550 Views Asked by At

Preface

I've been logging the execution time of functions in my web application and I'm trying to develop a query that'll help give insight to the (in)accuracy of the average execution time.

To do this, I'm calculating the average execution time for each function (e.g. Render: Sessions 1995.90ms) then calculating the standard deviation (e.g. Render: Sessions 2676.82ms).

Question

Is it correct to say that the ratio Standard Deviation / Average is a measure of the inaccuracy of the average? Since a 0% would imply that all of the execution times are the same, right?

Something is off about that statement, I'm just not sure what. Could someone help me out understanding this further? Can't seem to find anything to explain this, just things telling me how to calculate it.

1

There are 1 best solutions below

1
On BEST ANSWER

Your statement is incorrect. The standard deviation is a measure of variability, and using it in a ratio with a measure of center is like comparing apples and oranges. The variability is a description of how spread out the data is, or how many data points are near the middle.

One of the more accurate descriptors of variability is standard deviation.
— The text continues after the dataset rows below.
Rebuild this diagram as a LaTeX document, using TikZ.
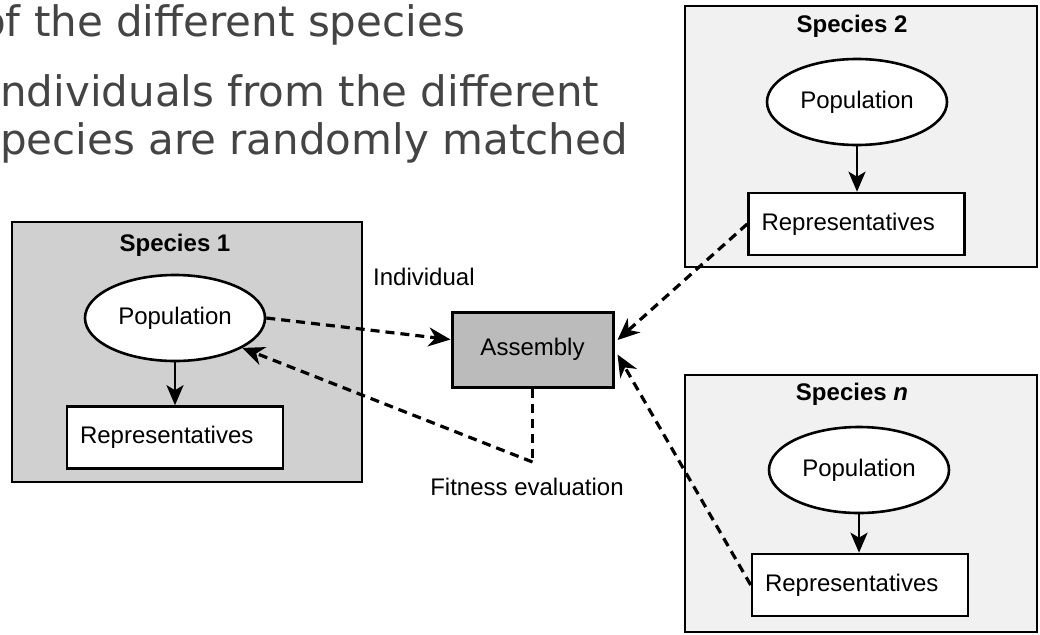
\documentclass[tikz,border=0pt]{standalone}
\usepackage{fontspec}
\setmainfont{Liberation Sans}
\newfontfamily\slidefont{DejaVu Sans}
\usetikzlibrary{arrows.meta,shapes.geometric}
\definecolor{slidetext}{HTML}{444444}
\definecolor{sponefill}{HTML}{D0D0D0}
\definecolor{sptwofill}{HTML}{F1F1F1}
\definecolor{asmfill}{HTML}{BBBBBB}
\tikzset{
 spbox/.style={draw=black, line width=2.8pt, rectangle, inner sep=0pt},
 popnode/.style={draw=black, fill=white, ellipse, line width=2.6pt, minimum width=180pt, minimum height=86pt, inner sep=0pt, font=\fontsize{24}{28}\selectfont},
 repnode/.style={draw=black, fill=white, rectangle, line width=2.6pt, minimum width=216pt, minimum height=62pt, inner sep=0pt, font=\fontsize{24}{28}\selectfont, text width=190pt, align=left},
 asmnode/.style={draw=black, fill=asmfill, rectangle, line width=3pt, minimum width=161pt, minimum height=75pt, inner sep=0pt, font=\fontsize{24}{28}\selectfont},
 sptitle/.style={font=\bfseries\fontsize{24}{28}\selectfont, anchor=base, inner sep=0pt},
 lbl/.style={font=\fontsize{24}{28}\selectfont, inner sep=0pt, anchor=base},
 solidarrow/.style={line width=2.6pt, -{Stealth[length=20pt,width=17pt,inset=5pt]}},
 dasharrow/.style={line width=3.2pt, dash pattern=on 9pt off 6pt, -{Stealth[length=22pt,width=19pt,inset=7pt]}},
 dashline/.style={line width=3.2pt, dash pattern=on 9pt off 6pt},
 slide/.style={font=\slidefont\fontsize{42}{50}\selectfont, text=slidetext, anchor=base west, inner sep=0pt},
}
\begin{document}
\begin{tikzpicture}[x=1pt,y=-1pt]
\useasboundingbox (0,0) rectangle (1040,634);
\fill[white] (0,0) rectangle (1040,634);

% slide text (left part cut off by the picture edge)
\begin{scope}
\clip (0,0) rectangle (1040,634);
\node[slide] (l1) at (-20,37) {of the different species};
\node[slide] (l2) at (-12.4,106) {Individuals from the different};
\node[slide] (l3) at (-22,154) {species are randomly matched};
\end{scope}

% species containers
\node[spbox, fill=sponefill, minimum width=350pt, minimum height=260pt] (sp1) at (187,352) {};
\node[spbox, fill=sptwofill, minimum width=352pt, minimum height=261pt] (sp2) at (861,136.5) {};
\node[spbox, fill=sptwofill, minimum width=352pt, minimum height=257pt] (spn) at (861,503.5) {};

\node[sptitle] (t1) at (175,251.5) {Species 1};
\node[sptitle] (t2) at (852,33) {Species 2};
\node[sptitle] (tn) at (852,400) {Species \textit{n}};

% species 1
\node[popnode] (pop1) at (175,318) {Population};
\node[repnode] (rep1) at (175,437.5) {Representatives};
\draw[solidarrow] (pop1.south) -- (rep1.north);

% species 2
\node[popnode] (pop2) at (857,102) {Population};
\node[repnode] (rep2) at (856.5,224) {Representatives};
\draw[solidarrow] (pop2.south) -- (pop2.south |- rep2.north);

% species n
\node[popnode] (popn) at (859,470) {Population};
\node[repnode] (repn) at (860,585) {Representatives};
\draw[solidarrow] (popn.south) -- (popn.south |- repn.north);

% assembly
\node[asmnode] (asm) at (532.5,349.5) {Assembly};

\node[lbl, anchor=base west] (ind) at (373,285) {Individual};
\node[lbl] (fit) at (527,495) {Fitness evaluation};

\coordinate (fe) at (532.5,462);

\draw[dasharrow] (pop1.east) -- ([yshift=10pt]asm.west);
\draw[dashline] (asm.south) -- (fe);
\draw[dasharrow] (fe) -- (pop1.-24);
\draw[dasharrow] (rep2.west) -- ([yshift=9.5pt,xshift=3pt]asm.east);
\draw[dasharrow] (repn.west) -- ([yshift=-5pt,xshift=3pt]asm.east);
\end{tikzpicture}
\end{document}
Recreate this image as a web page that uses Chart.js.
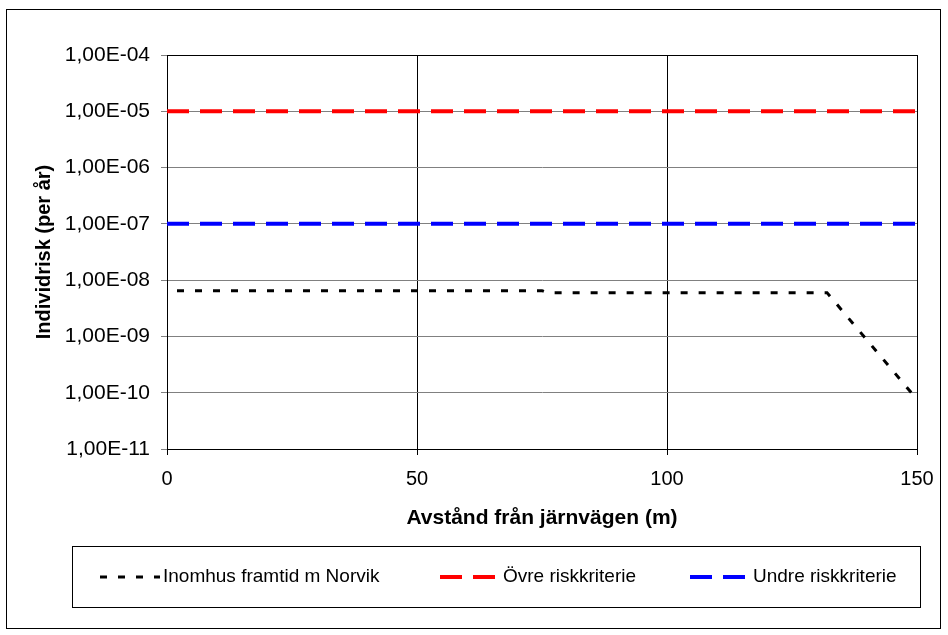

For a normally distributed data set (the meaning of which is beyond the scope of this answer), approximately 68% of all observations (in your case, execution times) will lie within one standard deviation of the median.

Therefore, the "average" you are calculating should be the median (the middle number), rather than the mean (the sum of all observations divided by the number of observations).

Once you have your median and standard deviation values, there is no need to create a ratio. For example, if the median is 1900 ms and the standard deviation is 25ms, then you can assume that 68% of all execution times are between 1875ms and 1925 ms. The (in)accuracy of the median is described by the standard deviation and the interval in the above example. If the standard deviation is small, the data are rather clustered and not spread out; if the standard deviation is large, the data are more spread out.